Output the material exactly, but drop every image it holds.

___ DATA SECTION ___

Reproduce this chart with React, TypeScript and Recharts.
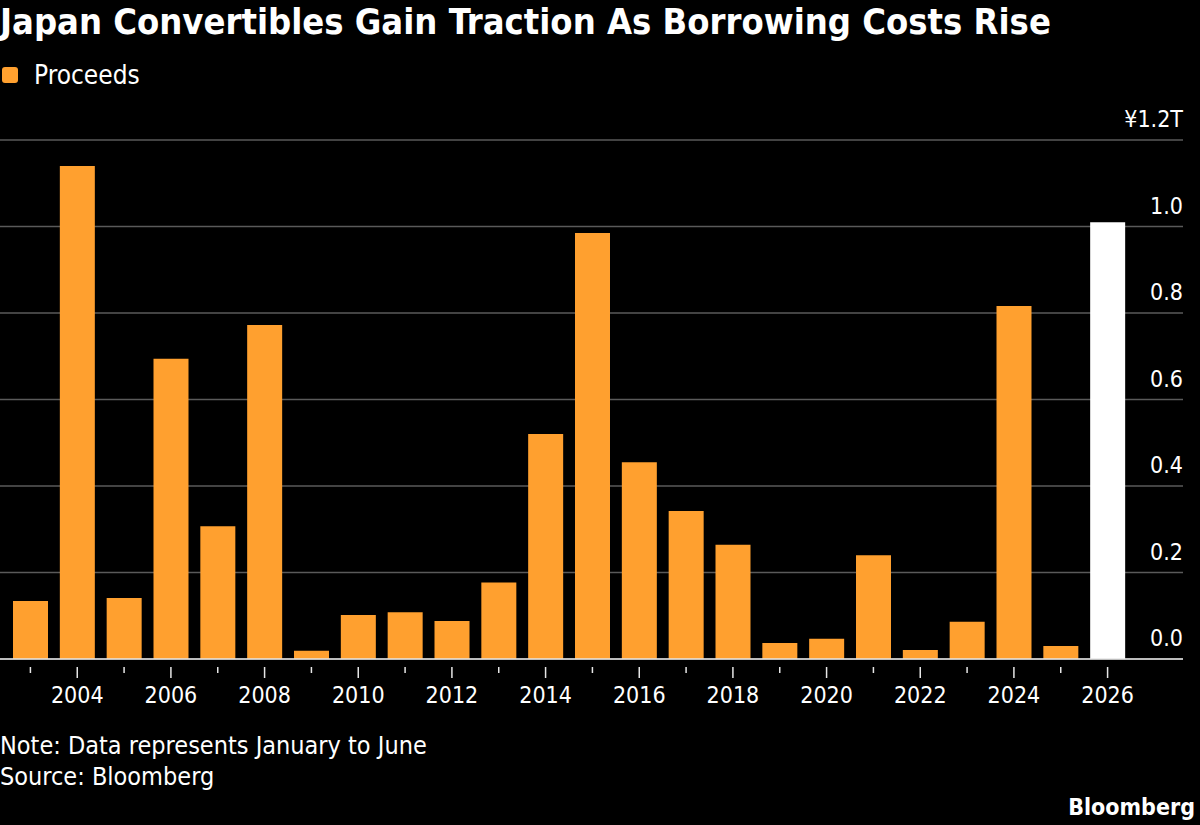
import React from "react";
import { BarChart, Bar, XAxis, YAxis, CartesianGrid, Cell } from "recharts";

const years = [2003, 2004, 2005, 2006, 2007, 2008, 2009, 2010, 2011, 2012, 2013, 2014, 2015, 2016, 2017, 2018, 2019, 2020, 2021, 2022, 2023, 2024, 2025, 2026];
const proceeds = [0.134, 1.14, 0.141, 0.694, 0.307, 0.772, 0.019, 0.102, 0.108, 0.088, 0.177, 0.52, 0.985, 0.455, 0.342, 0.264, 0.037, 0.047, 0.24, 0.021, 0.086, 0.816, 0.03, 1.01];
const yTicks = [0, 0.2, 0.4, 0.6, 0.8, 1.0, 1.2];

const data = years.map((y, i) => ({ year: y, value: proceeds[i] }));

const FONT = "'DejaVu Sans Condensed', 'DejaVu Sans', sans-serif";
const ORANGE = "#FFA02F";

const XTick = (props: any) => {
  const { x, y, payload } = props;
  const yr = Number(payload.value);
  const labeled = yr % 2 === 0;
  return (
    <g>
      <line x1={x} x2={x} y1={y} y2={y + (labeled ? 11 : 6)} stroke="#e6e6e6" strokeWidth={1.5} />
      {labeled && (
        <text x={x} y={y + 36} textAnchor="middle" fill="#ffffff" fontSize={23} fontFamily={FONT}>
          {yr}
        </text>
      )}
    </g>
  );
};

const YTick = (props: any) => {
  const { y, payload } = props;
  const v = Number(payload.value);
  const label = v === 1.2 ? "¥1.2T" : v.toFixed(1);
  return (
    <text x={1183} y={y - 13} textAnchor="end" fill="#ffffff" fontSize={23} fontFamily={FONT}>
      {label}
    </text>
  );
};

export default function App() {
  return (
    <div style={{ position: "fixed", left: 0, top: 0, width: 1200, height: 825, background: "#000000", overflow: "hidden" }}>
      <svg width={1200} height={825} style={{ position: "absolute", left: 0, top: 0 }}>
        <text x={0} y={34} fill="#ffffff" fontSize={36} fontWeight="bold" fontFamily={FONT}>
          Japan Convertibles Gain Traction As Borrowing Costs Rise
        </text>
        <rect x={2} y={67} width={16} height={16} rx={3} fill={ORANGE} />
        <text x={34} y={84} fill="#ffffff" fontSize={26} fontFamily={FONT}>
          Proceeds
        </text>
        <text x={0} y={754} fill="#ffffff" fontSize={25} fontFamily={FONT}>
          Note: Data represents January to June
        </text>
        <text x={0} y={785} fill="#ffffff" fontSize={25} fontFamily={FONT}>
          Source: Bloomberg
        </text>
        <text x={1195} y={815} textAnchor="end" fill="#ffffff" fontSize={23} fontWeight="bold" fontFamily={FONT}>
          Bloomberg
        </text>
      </svg>
      <div style={{ position: "absolute", left: 0, top: 0 }}>
        <BarChart
          width={1200}
          height={720}
          data={data}
          margin={{ top: 140, right: 0, bottom: 11, left: 0 }}
          barSize={35}
        >
          <CartesianGrid horizontal={true} vertical={false} stroke="#5a5a5a" strokeWidth={1.5} />
          <XAxis
            dataKey="year"
            interval={0}
            height={50}
            padding={{ left: 7, right: 52 }}
            axisLine={{ stroke: "#e6e6e6", strokeWidth: 1.5 }}
            tickLine={false}
            tick={<XTick />}
          />
          <YAxis
            orientation="right"
            width={17}
            domain={[0, 1.2]}
            ticks={yTicks}
            interval={0}
            axisLine={false}
            tickLine={false}
            tick={<YTick />}
            allowDataOverflow={true}
          />
          <Bar dataKey="value" isAnimationActive={false}>
            {data.map((d) => (
              <Cell key={d.year} fill={d.year === 2026 ? "#ffffff" : ORANGE} />
            ))}
          </Bar>
        </BarChart>
      </div>
    </div>
  );
}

___

- _TASK ANSWER_
Reproduce this chart with React, TypeScript and Recharts.
import React from "react";
import { BarChart, Bar, XAxis, YAxis, CartesianGrid, Cell } from "recharts";

const years = [2003, 2004, 2005, 2006, 2007, 2008, 2009, 2010, 2011, 2012, 2013, 2014, 2015, 2016, 2017, 2018, 2019, 2020, 2021, 2022, 2023, 2024, 2025, 2026];
const proceeds = [0.134, 1.14, 0.141, 0.694, 0.307, 0.772, 0.019, 0.102, 0.108, 0.088, 0.177, 0.52, 0.985, 0.455, 0.342, 0.264, 0.037, 0.047, 0.24, 0.021, 0.086, 0.816, 0.03, 1.01];
const yTicks = [0, 0.2, 0.4, 0.6, 0.8, 1.0, 1.2];

const data = years.map((y, i) => ({ year: y, value: proceeds[i] }));

const FONT = "'DejaVu Sans Condensed', 'DejaVu Sans', sans-serif";
const ORANGE = "#FFA02F";

const XTick = (props: any) => {
  const { x, y, payload } = props;
  const yr = Number(payload.value);
  const labeled = yr % 2 === 0;
  return (
    <g>
      <line x1={x} x2={x} y1={y} y2={y + (labeled ? 11 : 6)} stroke="#e6e6e6" strokeWidth={1.5} />
      {labeled && (
        <text x={x} y={y + 36} textAnchor="middle" fill="#ffffff" fontSize={23} fontFamily={FONT}>
          {yr}
        </text>
      )}
    </g>
  );
};

const YTick = (props: any) => {
  const { y, payload } = props;
  const v = Number(payload.value);
  const label = v === 1.2 ? "¥1.2T" : v.toFixed(1);
  return (
    <text x={1183} y={y - 13} textAnchor="end" fill="#ffffff" fontSize={23} fontFamily={FONT}>
      {label}
    </text>
  );
};

export default function App() {
  return (
    <div style={{ position: "fixed", left: 0, top: 0, width: 1200, height: 825, background: "#000000", overflow: "hidden" }}>
      <svg width={1200} height={825} style={{ position: "absolute", left: 0, top: 0 }}>
        <text x={0} y={34} fill="#ffffff" fontSize={36} fontWeight="bold" fontFamily={FONT}>
          Japan Convertibles Gain Traction As Borrowing Costs Rise
        </text>
        <rect x={2} y={67} width={16} height={16} rx={3} fill={ORANGE} />
        <text x={34} y={84} fill="#ffffff" fontSize={26} fontFamily={FONT}>
          Proceeds
        </text>
        <text x={0} y={754} fill="#ffffff" fontSize={25} fontFamily={FONT}>
          Note: Data represents January to June
        </text>
        <text x={0} y={785} fill="#ffffff" fontSize={25} fontFamily={FONT}>
          Source: Bloomberg
        </text>
        <text x={1195} y={815} textAnchor="end" fill="#ffffff" fontSize={23} fontWeight="bold" fontFamily={FONT}>
          Bloomberg
        </text>
      </svg>
      <div style={{ position: "absolute", left: 0, top: 0 }}>
        <BarChart
          width={1200}
          height={720}
          data={data}
          margin={{ top: 140, right: 0, bottom: 11, left: 0 }}
          barSize={35}
        >
          <CartesianGrid horizontal={true} vertical={false} stroke="#5a5a5a" strokeWidth={1.5} />
          <XAxis
            dataKey="year"
            interval={0}
            height={50}
            padding={{ left: 7, right: 52 }}
            axisLine={{ stroke: "#e6e6e6", strokeWidth: 1.5 }}
            tickLine={false}
            tick={<XTick />}
          />
          <YAxis
            orientation="right"
            width={17}
            domain={[0, 1.2]}
            ticks={yTicks}
            interval={0}
            axisLine={false}
            tickLine={false}
            tick={<YTick />}
            allowDataOverflow={true}
          />
          <Bar dataKey="value" isAnimationActive={false}>
            {data.map((d) => (
              <Cell key={d.year} fill={d.year === 2026 ? "#ffffff" : ORANGE} />
            ))}
          </Bar>
        </BarChart>
      </div>
    </div>
  );
}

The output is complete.